This is admittedly a bit of an obscure question, so I apologize for the awkward wording of the question. To begin, assume you are playing as White, and that a "forcing move" is any move that leaves Black with only one possible move.
Imagine a position where you have a mate in one. In addition, you also have a different move that gives black only one possible move that is also a mate in one. So, functionally, you have the option to play a mate in one or a mate in two. Extend this idea so you have a sequence of forcing moves that allows you to play a mate in one, mate in two, mate in three, and so on, all the way to mate in n. What is the largest value of n? For example, in the position below, White has a sequence of forcing moves that allow a mate in one, two, three, four, and five. Note that every move Black has in all variations is forced.

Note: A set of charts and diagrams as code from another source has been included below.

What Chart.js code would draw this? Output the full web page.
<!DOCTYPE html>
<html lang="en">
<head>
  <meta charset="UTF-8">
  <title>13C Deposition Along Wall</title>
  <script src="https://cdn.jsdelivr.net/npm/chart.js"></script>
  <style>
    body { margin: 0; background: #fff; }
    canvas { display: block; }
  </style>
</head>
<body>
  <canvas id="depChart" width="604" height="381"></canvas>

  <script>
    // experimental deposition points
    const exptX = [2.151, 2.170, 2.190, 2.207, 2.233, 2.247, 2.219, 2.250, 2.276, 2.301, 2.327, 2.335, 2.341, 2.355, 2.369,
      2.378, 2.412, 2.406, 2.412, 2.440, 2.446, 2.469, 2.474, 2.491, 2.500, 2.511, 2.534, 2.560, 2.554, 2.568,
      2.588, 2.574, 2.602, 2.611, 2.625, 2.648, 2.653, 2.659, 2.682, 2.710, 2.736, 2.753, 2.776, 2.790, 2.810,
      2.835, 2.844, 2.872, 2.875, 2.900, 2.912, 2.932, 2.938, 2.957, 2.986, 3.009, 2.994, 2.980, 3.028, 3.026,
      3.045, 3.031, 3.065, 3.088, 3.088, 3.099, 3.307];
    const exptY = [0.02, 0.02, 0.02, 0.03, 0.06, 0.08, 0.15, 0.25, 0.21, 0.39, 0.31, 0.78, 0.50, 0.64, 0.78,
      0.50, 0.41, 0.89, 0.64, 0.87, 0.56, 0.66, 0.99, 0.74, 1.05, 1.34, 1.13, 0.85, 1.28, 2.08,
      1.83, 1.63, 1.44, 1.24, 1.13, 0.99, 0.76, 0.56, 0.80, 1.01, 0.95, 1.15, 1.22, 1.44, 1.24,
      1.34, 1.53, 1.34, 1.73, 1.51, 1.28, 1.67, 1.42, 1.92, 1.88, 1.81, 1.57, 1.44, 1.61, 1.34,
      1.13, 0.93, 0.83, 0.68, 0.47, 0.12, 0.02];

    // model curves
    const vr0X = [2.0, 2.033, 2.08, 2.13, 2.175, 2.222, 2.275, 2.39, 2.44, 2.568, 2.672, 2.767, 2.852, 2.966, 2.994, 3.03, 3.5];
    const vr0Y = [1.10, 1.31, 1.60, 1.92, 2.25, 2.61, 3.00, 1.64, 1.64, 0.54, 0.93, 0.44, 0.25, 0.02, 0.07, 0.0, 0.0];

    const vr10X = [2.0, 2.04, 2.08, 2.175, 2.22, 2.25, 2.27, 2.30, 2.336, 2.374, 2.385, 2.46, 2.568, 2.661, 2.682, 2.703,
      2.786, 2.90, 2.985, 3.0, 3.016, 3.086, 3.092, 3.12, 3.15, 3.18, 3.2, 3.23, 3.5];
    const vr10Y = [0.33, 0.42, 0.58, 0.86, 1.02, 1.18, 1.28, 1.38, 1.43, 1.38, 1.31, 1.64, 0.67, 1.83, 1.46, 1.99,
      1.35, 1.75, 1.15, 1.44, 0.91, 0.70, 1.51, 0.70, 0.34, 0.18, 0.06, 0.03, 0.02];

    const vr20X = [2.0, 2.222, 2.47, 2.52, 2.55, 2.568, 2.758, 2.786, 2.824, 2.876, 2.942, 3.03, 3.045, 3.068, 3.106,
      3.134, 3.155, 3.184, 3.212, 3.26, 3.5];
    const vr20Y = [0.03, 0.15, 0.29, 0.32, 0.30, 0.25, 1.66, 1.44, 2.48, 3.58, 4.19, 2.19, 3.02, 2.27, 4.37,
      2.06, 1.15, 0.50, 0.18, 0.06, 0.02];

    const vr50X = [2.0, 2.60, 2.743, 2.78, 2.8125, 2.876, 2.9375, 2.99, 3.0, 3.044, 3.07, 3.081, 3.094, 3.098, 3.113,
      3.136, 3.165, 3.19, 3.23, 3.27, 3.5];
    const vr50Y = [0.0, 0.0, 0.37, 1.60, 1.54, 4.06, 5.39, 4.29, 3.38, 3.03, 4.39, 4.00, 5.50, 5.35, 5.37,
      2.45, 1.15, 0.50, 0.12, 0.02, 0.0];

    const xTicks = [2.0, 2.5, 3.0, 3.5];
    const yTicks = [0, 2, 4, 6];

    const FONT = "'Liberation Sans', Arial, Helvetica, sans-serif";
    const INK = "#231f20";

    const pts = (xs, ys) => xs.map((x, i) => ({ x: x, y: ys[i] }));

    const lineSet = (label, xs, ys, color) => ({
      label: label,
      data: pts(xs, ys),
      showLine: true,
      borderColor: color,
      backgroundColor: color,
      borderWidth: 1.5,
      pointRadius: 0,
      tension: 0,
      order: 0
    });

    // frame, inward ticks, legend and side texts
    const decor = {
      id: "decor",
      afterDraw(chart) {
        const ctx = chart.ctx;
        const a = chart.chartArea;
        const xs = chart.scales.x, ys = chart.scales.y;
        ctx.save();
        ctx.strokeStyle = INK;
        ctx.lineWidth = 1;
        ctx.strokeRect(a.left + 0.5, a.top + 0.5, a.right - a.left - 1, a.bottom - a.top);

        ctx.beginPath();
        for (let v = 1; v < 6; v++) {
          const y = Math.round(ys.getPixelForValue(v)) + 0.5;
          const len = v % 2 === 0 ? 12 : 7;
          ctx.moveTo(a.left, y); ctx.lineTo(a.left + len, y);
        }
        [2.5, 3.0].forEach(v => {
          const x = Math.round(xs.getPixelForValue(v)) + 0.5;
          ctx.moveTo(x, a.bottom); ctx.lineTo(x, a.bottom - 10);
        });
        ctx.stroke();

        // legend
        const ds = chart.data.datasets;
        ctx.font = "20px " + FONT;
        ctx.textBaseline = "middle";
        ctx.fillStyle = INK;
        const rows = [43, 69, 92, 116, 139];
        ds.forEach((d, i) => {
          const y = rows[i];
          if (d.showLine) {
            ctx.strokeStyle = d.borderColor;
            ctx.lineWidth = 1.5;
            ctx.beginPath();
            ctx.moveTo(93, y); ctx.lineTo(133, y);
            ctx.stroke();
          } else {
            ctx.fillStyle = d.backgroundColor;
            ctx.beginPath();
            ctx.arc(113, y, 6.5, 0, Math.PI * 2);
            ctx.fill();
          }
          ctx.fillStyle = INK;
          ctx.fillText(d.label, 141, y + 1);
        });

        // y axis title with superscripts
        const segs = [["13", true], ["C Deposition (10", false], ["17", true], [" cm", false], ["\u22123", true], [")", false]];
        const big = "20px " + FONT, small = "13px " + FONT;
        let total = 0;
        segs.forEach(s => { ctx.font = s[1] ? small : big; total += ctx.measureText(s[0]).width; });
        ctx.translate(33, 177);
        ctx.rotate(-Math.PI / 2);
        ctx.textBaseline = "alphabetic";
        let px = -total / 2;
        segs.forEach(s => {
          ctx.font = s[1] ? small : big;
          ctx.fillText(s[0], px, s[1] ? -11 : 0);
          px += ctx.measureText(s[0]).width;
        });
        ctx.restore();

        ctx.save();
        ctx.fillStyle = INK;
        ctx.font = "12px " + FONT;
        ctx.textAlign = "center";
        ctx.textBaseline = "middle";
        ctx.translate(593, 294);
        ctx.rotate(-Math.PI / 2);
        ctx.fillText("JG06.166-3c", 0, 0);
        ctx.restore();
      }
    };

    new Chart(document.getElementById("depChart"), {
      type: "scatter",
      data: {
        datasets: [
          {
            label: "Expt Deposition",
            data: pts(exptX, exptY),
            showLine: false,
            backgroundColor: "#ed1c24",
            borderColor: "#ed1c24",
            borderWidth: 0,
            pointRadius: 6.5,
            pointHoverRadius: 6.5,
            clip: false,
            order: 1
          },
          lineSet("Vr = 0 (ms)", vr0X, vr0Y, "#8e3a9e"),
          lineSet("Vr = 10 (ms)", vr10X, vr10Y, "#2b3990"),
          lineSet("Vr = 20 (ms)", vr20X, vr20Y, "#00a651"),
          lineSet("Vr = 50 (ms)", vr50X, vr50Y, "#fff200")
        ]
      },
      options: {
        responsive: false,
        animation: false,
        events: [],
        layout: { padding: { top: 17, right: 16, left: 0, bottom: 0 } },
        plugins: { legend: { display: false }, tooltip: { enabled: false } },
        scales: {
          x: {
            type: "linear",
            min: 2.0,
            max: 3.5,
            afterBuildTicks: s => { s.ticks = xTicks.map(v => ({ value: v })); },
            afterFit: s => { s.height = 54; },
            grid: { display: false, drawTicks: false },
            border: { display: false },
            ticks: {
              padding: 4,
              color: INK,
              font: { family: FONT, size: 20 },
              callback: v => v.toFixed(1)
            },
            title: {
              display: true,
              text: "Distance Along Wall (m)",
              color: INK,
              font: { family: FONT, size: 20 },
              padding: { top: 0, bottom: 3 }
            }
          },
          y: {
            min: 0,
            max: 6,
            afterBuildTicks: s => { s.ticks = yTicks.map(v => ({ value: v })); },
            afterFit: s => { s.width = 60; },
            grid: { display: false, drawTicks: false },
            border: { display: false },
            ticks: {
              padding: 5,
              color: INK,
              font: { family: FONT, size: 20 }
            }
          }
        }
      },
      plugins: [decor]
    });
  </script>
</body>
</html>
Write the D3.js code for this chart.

[FEN "6k1/8/8/4BQNB/8/8/8/6K1 w - - 0 50"] 1. Qf7# (1. Qh7+ Kf8 2. Qf7#) (1. Bf7+ Kf8 2. Qc8+ Ke7 3. Qe8#) (1. Bf7+ Kf8 2. Bd6+ Kg7 3. Qe5+ Kh6 4. Bf8#) (1. Bf7+ Kf8 2. Bd6+ Kg7 3. Qe5+ Kh6 4. Qd4 Kxg5 5. Qf4#)
For this position, there is a potential mate in six - 1. Bf7+ Kf8 2. Bd6+ Kg7 3.Qe5+ Kh6 4. Qd4 Nxg5 5. Qg7+ Kf5 6. Qg6# - but I am not counting this because the move 5... Kf5 is not, under this definition, forced. Black can also play 5... Kh5. To the best of my knowledge, there is not a series of forcing moves which allows for a mate in exactly six.
Of course, this position is not the end-all-be-all. I only created it for illustrative purposes. A position with mate in one through mate in fifty may exist, for all I know. Has anyone here heard of a similar problem before? If so, do you have any leads, or better yet, any ideas of your own?